Abstract:Graph neural networks (GNNs) are vulnerable to adversarial perturbations, especially for topology attacks, and many methods that improve the robustness of GNNs have received considerable attention. Recently, we have witnessed the significant success of large language models (LLMs), leading many to explore the great potential of LLMs on GNNs. However, they mainly focus on improving the performance of GNNs by utilizing LLMs to enhance the node features. Therefore, we ask: Will the robustness of GNNs also be enhanced with the powerful understanding and inference capabilities of LLMs? By presenting the empirical results, we find that despite that LLMs can improve the robustness of GNNs, there is still an average decrease of 23.1% in accuracy, implying that the GNNs remain extremely vulnerable against topology attack.

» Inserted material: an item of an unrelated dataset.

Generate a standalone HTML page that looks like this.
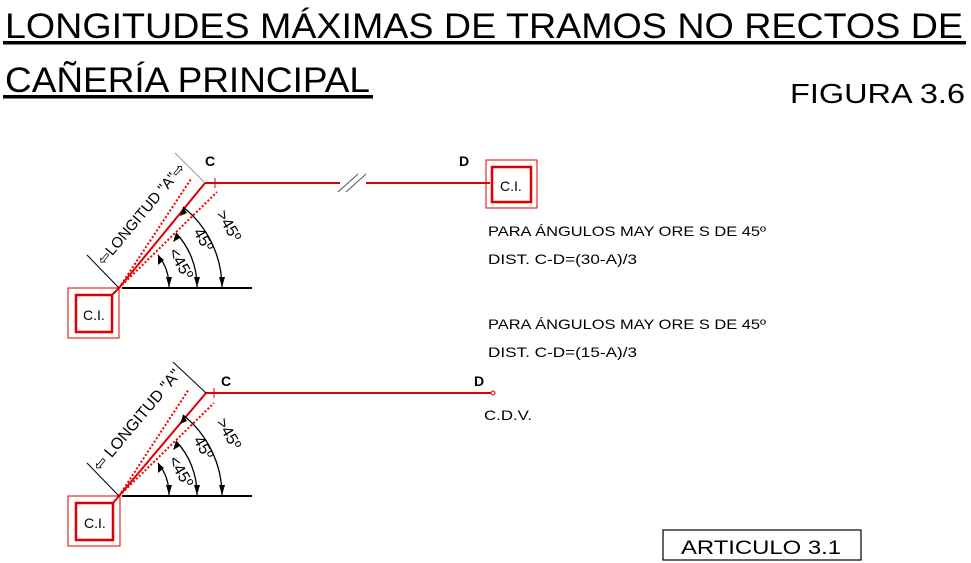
<!DOCTYPE html>
<html><head><meta charset="utf-8"><style>html,body{margin:0;padding:0;background:#fff}svg{display:block}</style></head>
<body>
<svg width="971" height="563" viewBox="0 0 971 563" xmlns="http://www.w3.org/2000/svg" font-family="Liberation Sans, sans-serif">
<text x="5" y="38" font-size="35" textLength="958" lengthAdjust="spacingAndGlyphs">LONGITUDES MÁXIMAS DE TRAMOS NO RECTOS DE</text>
<rect x="3" y="41" width="963" height="3.5" fill="#000"/>
<text x="5" y="92" font-size="35" textLength="365" lengthAdjust="spacingAndGlyphs">CAÑERÍA PRINCIPAL</text>
<rect x="3" y="95" width="370" height="3.5" fill="#000"/>
<text x="790" y="103" font-size="28" textLength="175" lengthAdjust="spacingAndGlyphs">FIGURA 3.6</text>

<g>
<line x1="122" y1="288" x2="252" y2="288" stroke="#000" stroke-width="2"/>
<rect x="68" y="288" width="51" height="50" fill="none" stroke="#d00" stroke-width="1"/>
<rect x="76" y="295" width="36" height="37" fill="none" stroke="#d00" stroke-width="2.5"/>
<text x="83" y="320" font-size="14">C.I.</text>
<polyline points="112,295 119,288 205,183 490,183" fill="none" stroke="#d00" stroke-width="2"/>
<line x1="215" y1="178" x2="215" y2="188" stroke="#d00" stroke-width="1"/>
<line x1="119" y1="288" x2="191" y2="179" stroke="#e00" stroke-width="2" stroke-dasharray="2,2"/>
<line x1="119" y1="288" x2="217" y2="192" stroke="#e00" stroke-width="2" stroke-dasharray="2,2"/>
<rect x="340" y="178" width="26" height="10" fill="#fff"/>
<line x1="338" y1="192" x2="358" y2="174" stroke="#555" stroke-width="1"/>
<line x1="346" y1="192" x2="366" y2="174" stroke="#555" stroke-width="1"/>
<rect x="486" y="160" width="51" height="48" fill="none" stroke="#d00" stroke-width="1"/>
<rect x="492" y="167" width="39" height="35" fill="none" stroke="#d00" stroke-width="2.5"/>
<text x="500" y="191" font-size="14">C.I.</text>
<text x="205" y="166" font-size="14" font-weight="bold">C</text>
<text x="459" y="166" font-size="14" font-weight="bold">D</text>
<path d="M158,255 A50,50 0 0 1 169,287" fill="none" stroke="#000" stroke-width="1.3"/>
<path d="M176,233 A78,78 0 0 1 197,287" fill="none" stroke="#000" stroke-width="1.3"/>
<path d="M183,207 A103,103 0 0 1 222,287" fill="none" stroke="#000" stroke-width="1.3"/>
<polygon points="169,287 166,277 172,277" fill="#000"/>
<polygon points="197,287 194,277 200,277" fill="#000"/>
<polygon points="222,287 219,277 225,277" fill="#000"/>
<polygon points="158,255 158,265 164,260" fill="#000"/>
<polygon points="176,233 173,242 180,238" fill="#000"/>
<polygon points="183,207 180,216 187,213" fill="#000"/>
<text transform="translate(168,252) rotate(60)" font-size="16">&lt;45º</text>
<text transform="translate(193,232) rotate(60)" font-size="16">45º</text>
<text transform="translate(216,214) rotate(60)" font-size="16">&gt;45º</text>
<line x1="119" y1="288" x2="87" y2="255" stroke="#000" stroke-width="1"/>
<line x1="205" y1="183" x2="175" y2="153" stroke="#999" stroke-width="1"/>
<text transform="translate(104,266) rotate(-50)" font-size="15">⇦LONGITUD "A"⇨</text>
</g>

<g font-size="14">
<text x="488" y="236" textLength="278" lengthAdjust="spacingAndGlyphs">PARA ÁNGULOS MAY ORE S DE 45º</text>
<text x="488" y="264" textLength="149" lengthAdjust="spacingAndGlyphs">DIST. C-D=(30-A)/3</text>
<text x="488" y="329" textLength="278" lengthAdjust="spacingAndGlyphs">PARA ÁNGULOS MAY ORE S DE 45º</text>
<text x="488" y="357" textLength="149" lengthAdjust="spacingAndGlyphs">DIST. C-D=(15-A)/3</text>
<text x="474" y="386" font-weight="bold">D</text>
<text x="484" y="420" textLength="48" lengthAdjust="spacingAndGlyphs">C.D.V.</text>
</g>

<g>
<line x1="122" y1="496" x2="252" y2="496" stroke="#000" stroke-width="2"/>
<rect x="68" y="496" width="52" height="50" fill="none" stroke="#d00" stroke-width="1"/>
<rect x="76" y="503" width="37" height="37" fill="none" stroke="#d00" stroke-width="2.5"/>
<text x="84" y="528" font-size="14">C.I.</text>
<polyline points="113,503 119,496 206,393 491,393" fill="none" stroke="#d00" stroke-width="2"/>
<circle cx="493" cy="393" r="2" fill="#fff" stroke="#d00" stroke-width="1"/>
<line x1="214" y1="388" x2="214" y2="398" stroke="#d00" stroke-width="1"/>
<line x1="119" y1="496" x2="189" y2="389" stroke="#e00" stroke-width="2" stroke-dasharray="2,2"/>
<line x1="119" y1="496" x2="214" y2="403" stroke="#e00" stroke-width="2" stroke-dasharray="2,2"/>
<text x="221" y="386" font-size="14" font-weight="bold">C</text>
<path d="M158,463 A50,50 0 0 1 169,495" fill="none" stroke="#000" stroke-width="1.3"/>
<path d="M176,441 A78,78 0 0 1 197,495" fill="none" stroke="#000" stroke-width="1.3"/>
<path d="M183,415 A103,103 0 0 1 222,495" fill="none" stroke="#000" stroke-width="1.3"/>
<polygon points="169,495 166,485 172,485" fill="#000"/>
<polygon points="197,495 194,485 200,485" fill="#000"/>
<polygon points="222,495 219,485 225,485" fill="#000"/>
<polygon points="158,463 158,473 164,468" fill="#000"/>
<polygon points="176,441 173,450 180,446" fill="#000"/>
<polygon points="183,415 180,424 187,421" fill="#000"/>
<text transform="translate(168,460) rotate(60)" font-size="16">&lt;45º</text>
<text transform="translate(193,440) rotate(60)" font-size="16">45º</text>
<text transform="translate(216,422) rotate(60)" font-size="16">&gt;45º</text>
<line x1="119" y1="496" x2="87" y2="463" stroke="#000" stroke-width="1"/>
<line x1="206" y1="393" x2="173" y2="362" stroke="#000" stroke-width="1"/>
<text transform="translate(100,472) rotate(-50)" font-size="16">⇦ LONGITUD "A"</text>
</g>

<rect x="663" y="530" width="198" height="30" fill="none" stroke="#000" stroke-width="1.2"/>
<text x="681" y="554" font-size="19" textLength="160" lengthAdjust="spacingAndGlyphs">ARTICULO 3.1</text>
</svg>
</body></html>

Therefore, another question is how to extend the capabilities of LLMs on graph adversarial robustness. In this paper, we propose an LLM-based robust graph structure inference framework, LLM4RGNN, which distills the inference capabilities of GPT-4 into a local LLM for identifying malicious edges and an LM-based edge predictor for finding missing important edges, so as to recover a robust graph structure. Extensive experiments demonstrate that LLM4RGNN consistently improves the robustness across various GNNs. Even in some cases where the perturbation ratio increases to 40%, the accuracy of GNNs is still better than that on the clean graph.